Task instructions: What is the count of lines that hold the word "matplotlib"? Give only the number.

Given information:
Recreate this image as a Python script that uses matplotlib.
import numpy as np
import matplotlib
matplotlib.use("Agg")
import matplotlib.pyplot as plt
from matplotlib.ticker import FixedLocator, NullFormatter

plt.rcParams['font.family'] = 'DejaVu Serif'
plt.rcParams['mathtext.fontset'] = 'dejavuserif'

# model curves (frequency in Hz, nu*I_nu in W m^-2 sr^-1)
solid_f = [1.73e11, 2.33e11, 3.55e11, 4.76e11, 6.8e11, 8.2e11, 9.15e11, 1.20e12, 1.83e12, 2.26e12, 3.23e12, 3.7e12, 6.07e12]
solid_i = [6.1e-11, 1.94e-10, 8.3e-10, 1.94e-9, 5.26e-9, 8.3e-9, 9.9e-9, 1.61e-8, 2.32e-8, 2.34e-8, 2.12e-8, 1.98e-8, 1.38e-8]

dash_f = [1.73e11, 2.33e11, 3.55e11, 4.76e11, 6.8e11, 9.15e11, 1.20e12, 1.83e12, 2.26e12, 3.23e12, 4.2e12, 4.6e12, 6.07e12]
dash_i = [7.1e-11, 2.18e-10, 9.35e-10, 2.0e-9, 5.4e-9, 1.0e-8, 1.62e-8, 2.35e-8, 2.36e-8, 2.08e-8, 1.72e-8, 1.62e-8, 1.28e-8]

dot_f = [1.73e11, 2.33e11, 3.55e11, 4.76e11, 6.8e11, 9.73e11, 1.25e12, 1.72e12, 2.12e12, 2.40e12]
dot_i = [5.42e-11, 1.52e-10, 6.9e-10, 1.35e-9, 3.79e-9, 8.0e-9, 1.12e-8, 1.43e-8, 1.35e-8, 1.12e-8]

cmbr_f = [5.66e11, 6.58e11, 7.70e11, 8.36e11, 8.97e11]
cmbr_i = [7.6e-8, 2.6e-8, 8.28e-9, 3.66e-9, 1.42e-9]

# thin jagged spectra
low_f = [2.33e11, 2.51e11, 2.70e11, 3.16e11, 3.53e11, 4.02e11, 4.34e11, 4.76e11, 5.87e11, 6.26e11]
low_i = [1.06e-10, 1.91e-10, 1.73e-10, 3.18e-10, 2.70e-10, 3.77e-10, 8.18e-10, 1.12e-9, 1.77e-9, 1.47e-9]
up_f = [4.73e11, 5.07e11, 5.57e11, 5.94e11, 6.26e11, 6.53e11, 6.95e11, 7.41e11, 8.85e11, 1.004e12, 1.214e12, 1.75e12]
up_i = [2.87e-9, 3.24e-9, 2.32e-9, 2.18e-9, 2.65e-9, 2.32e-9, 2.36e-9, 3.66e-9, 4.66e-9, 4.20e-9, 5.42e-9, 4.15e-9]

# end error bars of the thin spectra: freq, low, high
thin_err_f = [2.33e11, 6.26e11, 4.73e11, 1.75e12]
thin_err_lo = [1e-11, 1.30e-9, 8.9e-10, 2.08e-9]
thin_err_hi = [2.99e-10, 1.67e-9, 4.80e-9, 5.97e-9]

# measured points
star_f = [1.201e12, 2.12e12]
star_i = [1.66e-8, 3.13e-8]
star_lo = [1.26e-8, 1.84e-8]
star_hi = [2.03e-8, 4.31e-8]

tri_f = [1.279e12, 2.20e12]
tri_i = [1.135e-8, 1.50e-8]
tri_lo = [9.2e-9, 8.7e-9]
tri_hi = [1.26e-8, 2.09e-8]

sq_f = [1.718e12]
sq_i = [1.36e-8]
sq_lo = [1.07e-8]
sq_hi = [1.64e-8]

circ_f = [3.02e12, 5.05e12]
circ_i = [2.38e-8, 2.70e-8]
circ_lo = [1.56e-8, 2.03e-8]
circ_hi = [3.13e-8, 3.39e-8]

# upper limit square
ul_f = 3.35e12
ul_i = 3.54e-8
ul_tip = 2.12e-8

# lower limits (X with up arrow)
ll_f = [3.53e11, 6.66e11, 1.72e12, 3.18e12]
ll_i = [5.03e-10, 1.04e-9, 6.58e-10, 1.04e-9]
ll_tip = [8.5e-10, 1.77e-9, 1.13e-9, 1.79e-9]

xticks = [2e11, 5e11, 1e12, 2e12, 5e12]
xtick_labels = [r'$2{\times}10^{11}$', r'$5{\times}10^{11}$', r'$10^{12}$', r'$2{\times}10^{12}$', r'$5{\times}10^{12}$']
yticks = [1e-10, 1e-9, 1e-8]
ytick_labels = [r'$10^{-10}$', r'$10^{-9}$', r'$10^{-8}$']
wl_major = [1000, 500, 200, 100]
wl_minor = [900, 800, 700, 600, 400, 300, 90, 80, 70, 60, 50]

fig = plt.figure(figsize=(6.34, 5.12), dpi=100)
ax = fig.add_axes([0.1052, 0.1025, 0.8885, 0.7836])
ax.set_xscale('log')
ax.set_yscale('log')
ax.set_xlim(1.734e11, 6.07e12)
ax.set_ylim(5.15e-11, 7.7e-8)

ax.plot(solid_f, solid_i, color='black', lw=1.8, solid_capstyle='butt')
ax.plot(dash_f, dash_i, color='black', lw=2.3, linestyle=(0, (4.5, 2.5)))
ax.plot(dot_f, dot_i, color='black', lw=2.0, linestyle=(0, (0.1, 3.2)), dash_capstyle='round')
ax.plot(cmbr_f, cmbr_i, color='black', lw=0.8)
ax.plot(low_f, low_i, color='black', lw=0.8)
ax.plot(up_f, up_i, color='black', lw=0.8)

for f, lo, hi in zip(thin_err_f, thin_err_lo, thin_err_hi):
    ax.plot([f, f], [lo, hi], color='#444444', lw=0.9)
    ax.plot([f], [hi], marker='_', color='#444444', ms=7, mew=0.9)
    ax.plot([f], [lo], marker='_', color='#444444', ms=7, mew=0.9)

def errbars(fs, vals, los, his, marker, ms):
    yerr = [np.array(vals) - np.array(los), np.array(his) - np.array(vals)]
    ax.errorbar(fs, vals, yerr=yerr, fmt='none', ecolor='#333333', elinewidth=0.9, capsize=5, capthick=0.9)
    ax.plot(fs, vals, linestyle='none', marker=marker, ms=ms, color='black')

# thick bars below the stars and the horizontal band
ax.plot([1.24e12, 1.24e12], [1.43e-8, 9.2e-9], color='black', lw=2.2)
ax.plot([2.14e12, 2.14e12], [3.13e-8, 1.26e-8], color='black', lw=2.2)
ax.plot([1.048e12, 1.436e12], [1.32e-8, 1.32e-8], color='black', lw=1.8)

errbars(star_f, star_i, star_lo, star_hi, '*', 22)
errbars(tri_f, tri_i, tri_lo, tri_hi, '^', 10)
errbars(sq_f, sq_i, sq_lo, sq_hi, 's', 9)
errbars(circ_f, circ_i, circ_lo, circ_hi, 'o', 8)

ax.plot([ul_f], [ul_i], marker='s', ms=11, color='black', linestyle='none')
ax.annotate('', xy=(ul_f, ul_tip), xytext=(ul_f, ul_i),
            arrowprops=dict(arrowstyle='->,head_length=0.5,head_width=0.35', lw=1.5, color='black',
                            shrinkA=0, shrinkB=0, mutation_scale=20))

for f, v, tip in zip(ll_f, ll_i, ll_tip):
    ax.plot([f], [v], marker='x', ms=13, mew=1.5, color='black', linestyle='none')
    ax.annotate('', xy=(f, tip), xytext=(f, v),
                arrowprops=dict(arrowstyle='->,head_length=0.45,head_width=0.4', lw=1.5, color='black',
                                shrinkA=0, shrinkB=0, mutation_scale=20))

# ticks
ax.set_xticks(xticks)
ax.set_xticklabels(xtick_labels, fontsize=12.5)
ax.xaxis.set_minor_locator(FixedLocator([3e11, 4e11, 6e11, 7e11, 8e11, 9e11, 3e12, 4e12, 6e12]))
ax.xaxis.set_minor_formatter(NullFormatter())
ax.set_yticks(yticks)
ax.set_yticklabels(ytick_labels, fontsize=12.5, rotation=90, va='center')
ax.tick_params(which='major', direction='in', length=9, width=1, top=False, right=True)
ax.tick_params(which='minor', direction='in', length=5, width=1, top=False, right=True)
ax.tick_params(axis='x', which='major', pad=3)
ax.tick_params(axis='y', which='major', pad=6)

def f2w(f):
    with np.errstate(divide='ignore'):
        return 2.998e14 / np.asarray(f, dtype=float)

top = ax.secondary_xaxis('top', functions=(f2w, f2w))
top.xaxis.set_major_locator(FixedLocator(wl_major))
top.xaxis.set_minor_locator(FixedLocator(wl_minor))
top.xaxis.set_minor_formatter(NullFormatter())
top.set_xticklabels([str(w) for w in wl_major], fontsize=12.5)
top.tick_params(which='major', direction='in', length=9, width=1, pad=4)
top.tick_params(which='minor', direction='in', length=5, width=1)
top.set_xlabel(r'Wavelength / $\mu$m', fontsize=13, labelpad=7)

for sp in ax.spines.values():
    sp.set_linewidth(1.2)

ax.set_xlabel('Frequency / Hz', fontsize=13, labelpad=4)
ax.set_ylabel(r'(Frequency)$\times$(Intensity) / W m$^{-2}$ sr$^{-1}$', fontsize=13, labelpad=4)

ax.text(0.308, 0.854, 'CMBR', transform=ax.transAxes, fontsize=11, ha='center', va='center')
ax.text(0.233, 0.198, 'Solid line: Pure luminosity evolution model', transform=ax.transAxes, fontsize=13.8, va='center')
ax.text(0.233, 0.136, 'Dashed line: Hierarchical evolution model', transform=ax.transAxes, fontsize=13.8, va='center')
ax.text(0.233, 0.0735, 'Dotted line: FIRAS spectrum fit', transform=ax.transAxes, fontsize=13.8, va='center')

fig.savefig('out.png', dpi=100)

Full response: 5